EU asks Italy to stop fingerprinting Gypsies

gypsyfamilyWhen I visited Eastern Europe about a decade ago, I was shocked at how much outspoken prejudice there was against the Gypsies. And I was shocked today to read in the Guardian:

Last week, Silvio Berlusconi’s new rightwing Italian administration announced plans to carry out a national registration of all the country’s estimated 150,000 Gypsies – Roma and Sinti people – whether Italian-born or migrants. Interior minister and leading light of the xenophobic Northern League, Roberto Maroni, insisted that taking fingerprints of all Roma, including children, was needed to “prevent begging” and, if necessary, remove the children from their parents.

The ethnic fingerprinting drive is part of a broader crackdown on Italy’s three-and-a-half million migrants, most of them legal, carried out in an atmosphere of increasingly hysterical rhetoric about crime and security.

The European parliament has asked Italy to stop doing this. Guardian columnist Seamus Milne suggests anti-migrant hysteria in Europe may be at the root of this.  Not that the U.S., or my home state of Arizona, where “crime sweep” publicity stunts target undocumented immigrants and stepped-up enforcement separates kids from parents, is exactly immune from xenophobia.

[image: Zingaro]

5 thoughts on “EU asks Italy to stop fingerprinting Gypsies”

  1. I’ve been on a couple of bus tours of Italy in the last decade. In Rome, we were warned each time to expect purse-snatching attempts by gypsies. Each time it happened to one or more people in the group. The gypsies have no fixed address, so normal “nonviolent” procedures, like the U.S. catch and release, just don’t work. Fingerprinting makes sense, to identify repeat criminals.

  2. If targeting an entire ethnic minority isn’t a human-rights violation, then what is?

  3. >“crime sweep” publicity stunts target undocumented immigrants

    Oh noes! FSM forbid we target criminals. I can’t understand what the big deal is when we arrest people who are here _illegally_.

  4. Docduke: so some members of an already persecuted and marginalised minority have turned to crime, and that justifies treating all of them as criminals based on their perceived ethnicity? Transpose the nationalities; say the London Metropolitan started fingerprinting all US nationals? Liberty is for everyone, or it ain’t liberty.

    anon: criminals in the eyes of the law, sure; and I expect most of them are well aware of it, not to mention the risks they run by become undocumented immigrants – not just from the law, but from some citizens of the countries where they end up. Which makes you wonder just how bad things are back in their home country, that they’re willing to accept a life of the fringe of the law rather than return… and how their home country got that way in the first place. Immigration – in the US, the UK and the EU – is the sound of chickens coming home to roost, an inevitable outcome of the old days of imperialism. If you really want to squash illegal immigration, push for greater enforcement of the minimum wage laws.

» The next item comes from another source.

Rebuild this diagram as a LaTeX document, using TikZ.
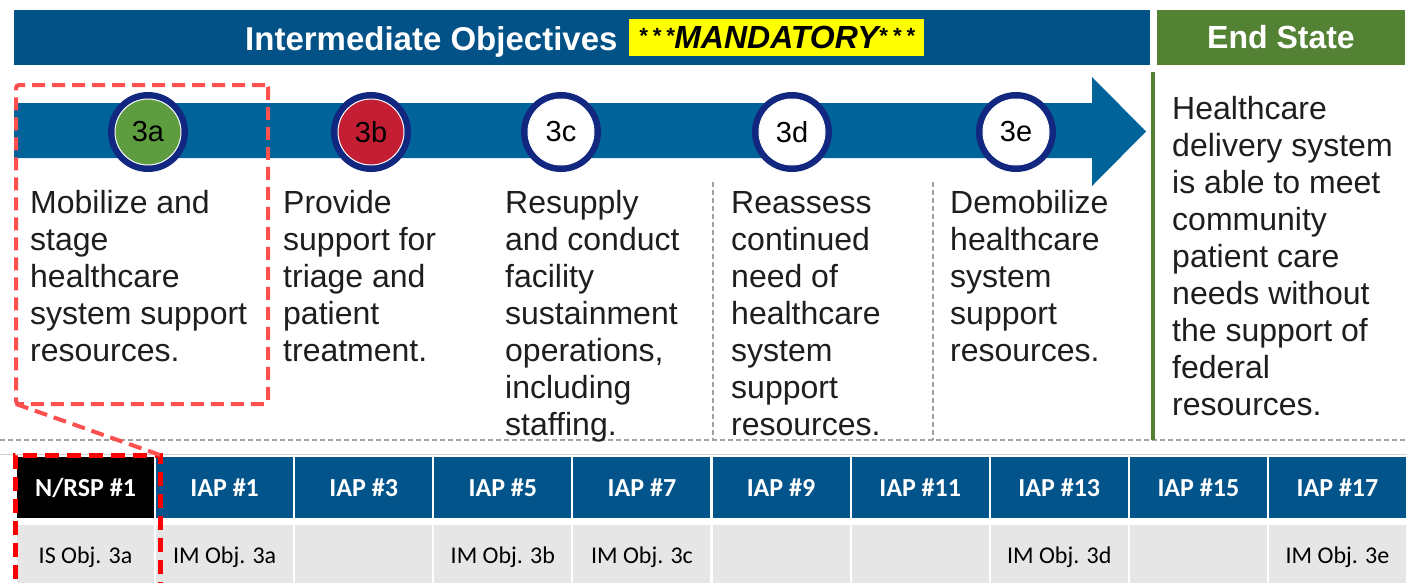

If there weren’t exploitative employers willing to hire them, they’d soon return home.

  5. anon, in the United States of America, there has to be probable cause before law enforcement stops somebody. You don’t arrest people in the hopes that you’ll find something on their immigration status. A friend of mine who is here legally was stopped because she was, apparently, driving while Mexican. This is not America.

    (It didn’t used to be, anyway, but then again until recently we also expected some brakes on the govt.’s ability to eavesdrop on our phone calls and emails.)

    In addition, most local police forces don’t consider themselves arms of Immigration Control. They have to deal with crimes that are actually violent, for one thing. A lot of people reflexively applaud publicity grabs like Sheriff Arpaio’s, but they don’t stop to count the costs of what does not get done while he’s scoring cheap political points.

    Lots more in the East Valley Tribune for anybody interested.

    Yes, in an ideal world we would have more control over immigration, but “build a wall” or “deport and displace millions” are just stupid. If you’re paranoically inclined (who, me?) you might even think the system is working the way it’s supposed to: An easily intimidated pool of cheap labor is the American way to some people.